Thursday, April 13, 2006

Lent and Suffering

Thursday, 13.04.2006, 0122 hours

I was talking to a friend the other night, and he mentioned that, one of the reasons why he's generally agnostic, is that, having gone through more than his fair share of difficulties in his short life, he refuses to believe that the God of Love is also the God of Suffering, the burning question being: How could our common understanding of a God that is kind and just condone seemingly senseless human suffering?

I blame the almost 40 days and 40 nights of Lenten reflection to be in this relatively sombre, almost morose mood. In the same long conversation, I mentioned to said friend of my normal recalcitrance and discomfort when it comes to the common concept of 'sharing' (in Bible/ Catechism studies, cell/ discussion groups, religion classes and the like) with near strangers. I suppose it is due to the fact that I am not particularly partial to the idea of someone I don't really know poking in the dark recesses of my paranoid mind. I am probably afraid of what they would find. Who knows, I might scare them away if I allow them to dig too deep. I would certainly share, but only with those I am comfortable with.

After all that had happened in the past couple of months, though, I believe I would like to share these: two articles on Christianity, Lent and the ruminations on the concept of suffering. Oh, I don't consider myself particularly religious, I have no such pretensions, but I shan't lie. Religion and faith does work for me, even if on occasion. I would like to think, that there is a Greater Being out there to watch over me, fool that I am. The thought comforts me, and acts as a check and balance for outrageous behaviour :p

From Catholic Asian News, March 2006 issue, an article by Rufus Bruno Pereira:

Suffering in Perspective

In Search of Meaning

Suffering is inevitable but why? Explanations like suffering results from evil, from sin or misconduct, or misjudgement are inadequate.

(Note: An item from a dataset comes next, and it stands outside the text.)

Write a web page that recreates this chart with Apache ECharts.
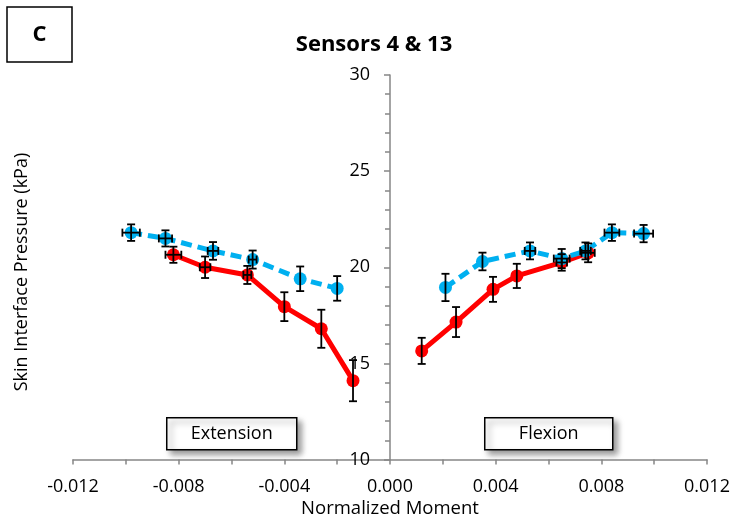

Augustine's basic claim explaining evil as human freedom misused fails the empirical test for the mature and disciplined exercise of freedom has seen terrifying pain and suffering. Unexplained and incomprehensible sufferings are known to have resulted from good and well-intentioned efforts.

Prior to Augustine, Irenaeus (120-202 A. D.) and others presupposing an imperfect creation have argued that the presence of suffering challenges people to moral or character development. The world then is a higher place for forming the higher potentialities of the human personality otherwise impossible in a world without suffering or pain. The weakness with Irenaeus' position is that suffering instead of calling forth moral development has seen moral collapse.

Some have contextualized suffering within the understanding that life is a school teacher that can teach us things if we are open and willing to learn from life. Valuable though that reasoning is, it is not absolute for how does one reconcile with the fact that there are people who suffer tremendously only to learn small lessons in life and end up bitter?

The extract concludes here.